Après la Libération du territoire:
- assuré au milieu des ruines et de la destruction de la plupart des ouvrages d'art, de nombreux transports militaires, en rassemblant tout ce qui lui restait de moyen
- réparé et reconstruit en un temps record son matériel et ses installations aux trois quarts hors d'usage
- restitué au pays un réseau qui s'est révélé capable en 1948 d'effectuer un service équivalent à celui de la meilleure année d'avant-guerre.
Le général Eisenhower, commandant en chef des forces alliées sur le front Ouest, fixe l'appui de la Résistance et l'insurrection des cheminots à l'équivalent "en hommes de 18 divisions et, grâce à leur assistance, la rapidité de notre avance à travers la France fut grandement facilitée".

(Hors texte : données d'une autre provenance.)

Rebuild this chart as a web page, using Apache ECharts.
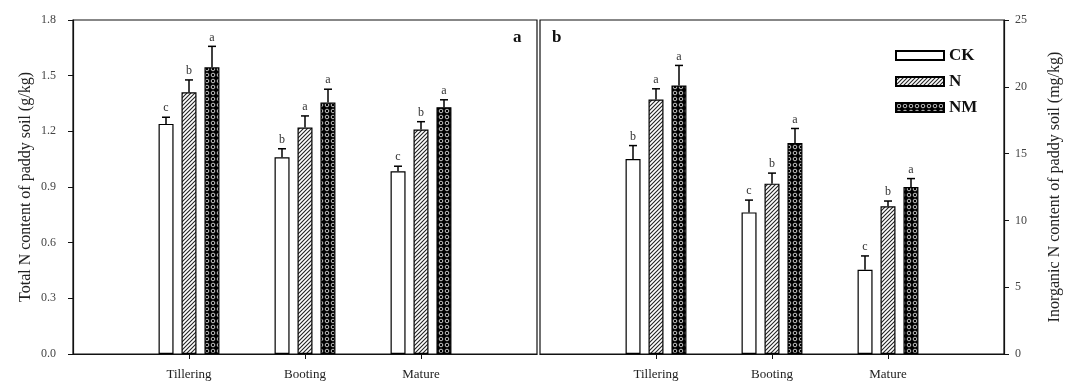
<!DOCTYPE html>
<html>
<head>
<meta charset="utf-8">
<script src="https://cdn.jsdelivr.net/npm/echarts@6/dist/echarts.min.js"></script>
<style>
html,body{margin:0;padding:0;background:#fff;}
#chart{width:1077px;height:387px;}
</style>
</head>
<body>
<div id="chart"></div>
<script>
// ---- data ----
var categories = ['Tillering', 'Booting', 'Mature'];
var treatments = ['CK', 'N', 'NM'];

var totalN_CK = [1.24, 1.06, 0.985];
var totalN_N = [1.41, 1.22, 1.21];
var totalN_NM = [1.545, 1.355, 1.33];
var totalN_CK_err = [0.036, 0.046, 0.027];
var totalN_N_err = [0.067, 0.063, 0.042];
var totalN_NM_err = [0.113, 0.072, 0.04];
var totalN_CK_sig = ['c', 'b', 'c'];
var totalN_N_sig = ['b', 'a', 'b'];
var totalN_NM_sig = ['a', 'a', 'a'];

var inorgN_CK = [14.6, 10.6, 6.3];
var inorgN_N = [19.05, 12.75, 11.05];
var inorgN_NM = [20.1, 15.8, 12.5];
var inorgN_CK_err = [1.0, 0.92, 1.04];
var inorgN_N_err = [0.8, 0.79, 0.4];
var inorgN_NM_err = [1.5, 1.08, 0.63];
var inorgN_CK_sig = ['b', 'c', 'c'];
var inorgN_N_sig = ['a', 'b', 'b'];
var inorgN_NM_sig = ['a', 'a', 'a'];

var leftTicks = [0, 0.3, 0.6, 0.9, 1.2, 1.5, 1.8];
var rightTicks = [0, 5, 10, 15, 20, 25];

// ---- patterns ----
function makeHatch() {
  var c = document.createElement('canvas');
  c.width = 4; c.height = 4;
  var g = c.getContext('2d');
  g.fillStyle = '#fff'; g.fillRect(0, 0, 4, 4);
  g.strokeStyle = '#222'; g.lineWidth = 1.1;
  g.beginPath();
  g.moveTo(-1, 5); g.lineTo(5, -1);
  g.moveTo(-1, 1); g.lineTo(1, -1);
  g.moveTo(3, 5); g.lineTo(5, 3);
  g.stroke();
  return c;
}
function makeDots() {
  var c = document.createElement('canvas');
  c.width = 6; c.height = 6;
  var g = c.getContext('2d');
  g.fillStyle = '#000'; g.fillRect(0, 0, 6, 6);
  g.strokeStyle = '#d8d8d8'; g.lineWidth = 0.9;
  g.beginPath();
  g.arc(3, 3, 1.8, 0, Math.PI * 2);
  g.stroke();
  return c;
}
var fills = [
  '#ffffff',
  { image: makeHatch(), repeat: 'repeat' },
  { image: makeDots(), repeat: 'repeat' }
];

var panels = [
  { vals: [totalN_CK, totalN_N, totalN_NM], errs: [totalN_CK_err, totalN_N_err, totalN_NM_err], sig: [totalN_CK_sig, totalN_N_sig, totalN_NM_sig] },
  { vals: [inorgN_CK, inorgN_N, inorgN_NM], errs: [inorgN_CK_err, inorgN_N_err, inorgN_NM_err], sig: [inorgN_CK_sig, inorgN_N_sig, inorgN_NM_sig] }
];

var axisCats = [''].concat(categories).concat(['']);
var BAR_W = 15, BAR_STEP = 23;
var serif = "'Liberation Serif', 'DejaVu Serif', serif";

var series = [];
panels.forEach(function (p, pi) {
  treatments.forEach(function (t, ti) {
    series.push({
      name: t, type: 'bar', xAxisIndex: pi, yAxisIndex: pi,
      barWidth: BAR_W, barGap: '53%',
      data: ['-'].concat(p.vals[ti]).concat(['-']),
      itemStyle: { color: fills[ti], borderColor: '#000', borderWidth: 1.2 },
      emphasis: { disabled: true }
    });
  });
  treatments.forEach(function (t, ti) {
    var d = p.vals[ti].map(function (v, i) { return [i + 1, v, p.errs[ti][i], p.sig[ti][i]]; });
    series.push({
      type: 'custom', xAxisIndex: pi, yAxisIndex: pi, z: 5,
      data: d,
      encode: { x: 0, y: 1 },
      renderItem: (function (off) {
        return function (params, api) {
          var base = api.coord([api.value(0), api.value(1)]);
          var top = api.coord([api.value(0), api.value(1) + api.value(2)]);
          var x = base[0] + off;
          var letter = d[params.dataIndex][3];
          return {
            type: 'group',
            children: [
              { type: 'line', shape: { x1: x, y1: base[1], x2: x, y2: top[1] }, style: { stroke: '#000', lineWidth: 1.5 } },
              { type: 'line', shape: { x1: x - 4, y1: top[1], x2: x + 4, y2: top[1] }, style: { stroke: '#000', lineWidth: 1.5 } },
              { type: 'text', style: { text: letter, x: x, y: top[1] - 3, textAlign: 'center', textVerticalAlign: 'bottom', font: '12px ' + serif, fill: '#333' } }
            ]
          };
        };
      })((ti - 1) * BAR_STEP)
    });
  });
});

function xAxisCfg(gi) {
  return {
    type: 'category', gridIndex: gi, data: axisCats, boundaryGap: false,
    axisLine: { show: true, lineStyle: { color: '#111', width: 1.2 } },
    axisTick: { show: true, length: 5, interval: function (i) { return i >= 1 && i <= 3; }, lineStyle: { color: '#111' } },
    axisLabel: { interval: 0, margin: 14, color: '#222', fontSize: 13, fontFamily: serif },
    splitLine: { show: false }
  };
}

var option = {
  animation: false,
  backgroundColor: '#fff',
  grid: [
    { left: 73, right: 540, top: 20, bottom: 33, show: true, borderColor: '#111', borderWidth: 1.2 },
    { left: 540, right: 73, top: 20, bottom: 33, show: true, borderColor: '#111', borderWidth: 1.2 }
  ],
  title: [
    { text: 'a', left: 508, top: 24, textStyle: { fontFamily: serif, fontSize: 17, fontWeight: 'bold', color: '#111' } },
    { text: 'b', left: 547, top: 24, textStyle: { fontFamily: serif, fontSize: 17, fontWeight: 'bold', color: '#111' } }
  ],
  legend: {
    data: treatments, orient: 'vertical', left: 890, top: 42,
    itemWidth: 48, itemHeight: 9, itemGap: 9, icon: 'rect',
    textStyle: { fontFamily: serif, fontSize: 17, fontWeight: 'bold', color: '#111' },
    selectedMode: false
  },
  xAxis: [xAxisCfg(0), xAxisCfg(1)],
  yAxis: [
    {
      type: 'value', gridIndex: 0, position: 'left', min: leftTicks[0], max: leftTicks[leftTicks.length - 1], interval: 0.3,
      name: 'Total N content of paddy soil (g/kg)', nameLocation: 'middle', nameGap: 39, nameRotate: 90,
      nameTextStyle: { fontFamily: serif, fontSize: 16, color: '#222' },
      axisLine: { show: true, lineStyle: { color: '#111', width: 1.2 } },
      axisTick: { show: true, length: 5, lineStyle: { color: '#111' } },
      axisLabel: { formatter: function (v) { return v.toFixed(1); }, color: '#444', fontSize: 12, fontFamily: serif, margin: 17 },
      splitLine: { show: false }
    },
    {
      type: 'value', gridIndex: 1, position: 'right', min: rightTicks[0], max: rightTicks[rightTicks.length - 1], interval: 5,
      name: 'Inorganic N content of paddy soil (mg/kg)', nameLocation: 'middle', nameGap: 43, nameRotate: 90,
      nameTextStyle: { fontFamily: serif, fontSize: 16, color: '#222' },
      axisLine: { show: true, lineStyle: { color: '#111', width: 1.2 } },
      axisTick: { show: true, length: 5, lineStyle: { color: '#111' } },
      axisLabel: { color: '#444', fontSize: 12, fontFamily: serif, margin: 11 },
      splitLine: { show: false }
    }
  ],
  series: series
};

var chart = echarts.init(document.getElementById('chart'), null, { renderer: 'canvas' });
chart.setOption(option);
</script>
</body>
</html>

Le grand écrivain François Mauriac, pourtant étranger socialement et politiquement à la cause prolétarienne, écrira "La classe ouvrière française, dans ses profondeurs, est seule à être restée fidèle à la patrie profanée."
Le déclenchement de la grève insurrectionnelle des cheminots lui vaut une reconnaissance de la Nation. De ce fait, comme chaque année, le 10 août, la fédération CGT des cheminots est présente au ravivage de la flamme sur la tombe du soldat inconnu sous l'Arc de Triomphe, à Paris.
Une grève générale, commémorée sous l'Arc de triomphe, est un fait unique dans l'histoire de France.
En ce samedi 10 août 2019, la République dirigée par Emmanuel Macron et ses ministres était absente de cette commémoration officielle. Faut-il s'en étonner? En ce 75e anniversaire de la grève insurrectionnelle des cheminots, le préfet de police de Paris a interdit la formation d'un cortège partant des Champs-Elysées vers la Place de l'Etoile. Faut-il également s'en étonner?
Cette année aussi, la municipalité de Paris et toutes ses composantes dans l'exécutif municipal, officiellement invitées, ont brillé par leurs absences. Mais lorsqu'on est en campagne électorale, loin, très loin des exigences légitimes du peuple souverain, faut-il toujours s'en étonner?